Stated task
Skip the pictures and quote all of the lines exactly.

Source data
╭──

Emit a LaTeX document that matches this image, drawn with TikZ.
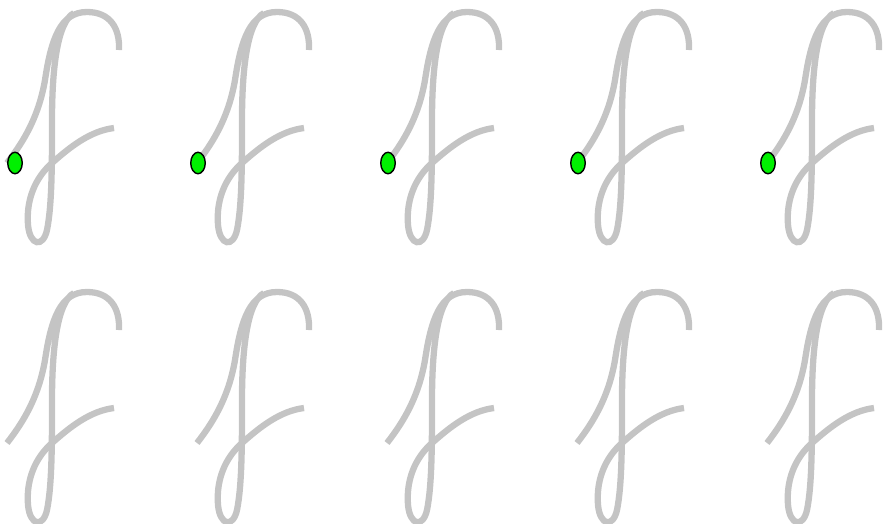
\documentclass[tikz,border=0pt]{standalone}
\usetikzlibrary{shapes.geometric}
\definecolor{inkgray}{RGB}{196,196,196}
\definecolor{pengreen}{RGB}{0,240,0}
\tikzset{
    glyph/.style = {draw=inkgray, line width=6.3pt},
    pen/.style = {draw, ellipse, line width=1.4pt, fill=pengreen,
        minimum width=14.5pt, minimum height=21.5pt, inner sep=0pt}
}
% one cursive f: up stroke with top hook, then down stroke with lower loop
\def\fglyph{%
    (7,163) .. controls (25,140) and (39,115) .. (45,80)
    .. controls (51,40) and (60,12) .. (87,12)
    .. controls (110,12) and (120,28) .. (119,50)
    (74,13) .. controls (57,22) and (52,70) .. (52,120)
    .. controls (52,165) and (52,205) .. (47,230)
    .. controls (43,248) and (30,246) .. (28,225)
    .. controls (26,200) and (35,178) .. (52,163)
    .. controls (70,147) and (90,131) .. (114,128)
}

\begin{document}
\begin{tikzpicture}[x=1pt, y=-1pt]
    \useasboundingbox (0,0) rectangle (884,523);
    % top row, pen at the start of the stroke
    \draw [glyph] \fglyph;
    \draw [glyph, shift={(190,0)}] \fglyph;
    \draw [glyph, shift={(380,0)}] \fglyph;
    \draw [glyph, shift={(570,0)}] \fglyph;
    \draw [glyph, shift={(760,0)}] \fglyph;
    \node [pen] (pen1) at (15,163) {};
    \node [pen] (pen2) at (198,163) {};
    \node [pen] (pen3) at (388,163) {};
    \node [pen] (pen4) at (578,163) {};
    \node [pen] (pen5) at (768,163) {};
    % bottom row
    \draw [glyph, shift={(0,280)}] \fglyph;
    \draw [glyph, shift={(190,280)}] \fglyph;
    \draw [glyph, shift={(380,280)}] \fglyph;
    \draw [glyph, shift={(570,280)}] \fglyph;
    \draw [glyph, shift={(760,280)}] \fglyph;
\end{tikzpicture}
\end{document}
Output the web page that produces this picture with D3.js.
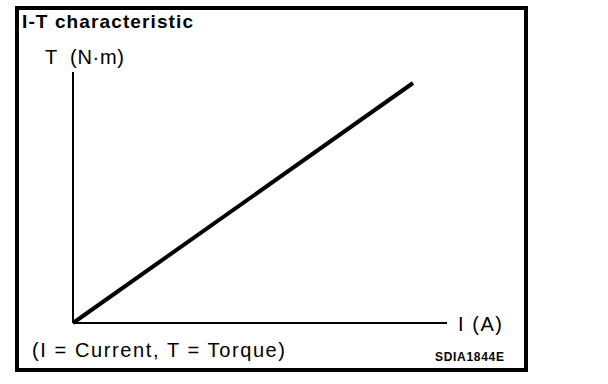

╰──

Full answer
Emit a LaTeX document that matches this image, drawn with TikZ.
\documentclass[tikz,border=0pt]{standalone}
\usetikzlibrary{shapes.geometric}
\definecolor{inkgray}{RGB}{196,196,196}
\definecolor{pengreen}{RGB}{0,240,0}
\tikzset{
    glyph/.style = {draw=inkgray, line width=6.3pt},
    pen/.style = {draw, ellipse, line width=1.4pt, fill=pengreen,
        minimum width=14.5pt, minimum height=21.5pt, inner sep=0pt}
}
% one cursive f: up stroke with top hook, then down stroke with lower loop
\def\fglyph{%
    (7,163) .. controls (25,140) and (39,115) .. (45,80)
    .. controls (51,40) and (60,12) .. (87,12)
    .. controls (110,12) and (120,28) .. (119,50)
    (74,13) .. controls (57,22) and (52,70) .. (52,120)
    .. controls (52,165) and (52,205) .. (47,230)
    .. controls (43,248) and (30,246) .. (28,225)
    .. controls (26,200) and (35,178) .. (52,163)
    .. controls (70,147) and (90,131) .. (114,128)
}

\begin{document}
\begin{tikzpicture}[x=1pt, y=-1pt]
    \useasboundingbox (0,0) rectangle (884,523);
    % top row, pen at the start of the stroke
    \draw [glyph] \fglyph;
    \draw [glyph, shift={(190,0)}] \fglyph;
    \draw [glyph, shift={(380,0)}] \fglyph;
    \draw [glyph, shift={(570,0)}] \fglyph;
    \draw [glyph, shift={(760,0)}] \fglyph;
    \node [pen] (pen1) at (15,163) {};
    \node [pen] (pen2) at (198,163) {};
    \node [pen] (pen3) at (388,163) {};
    \node [pen] (pen4) at (578,163) {};
    \node [pen] (pen5) at (768,163) {};
    % bottom row
    \draw [glyph, shift={(0,280)}] \fglyph;
    \draw [glyph, shift={(190,280)}] \fglyph;
    \draw [glyph, shift={(380,280)}] \fglyph;
    \draw [glyph, shift={(570,280)}] \fglyph;
    \draw [glyph, shift={(760,280)}] \fglyph;
\end{tikzpicture}
\end{document}
Output the web page that produces this picture with D3.js.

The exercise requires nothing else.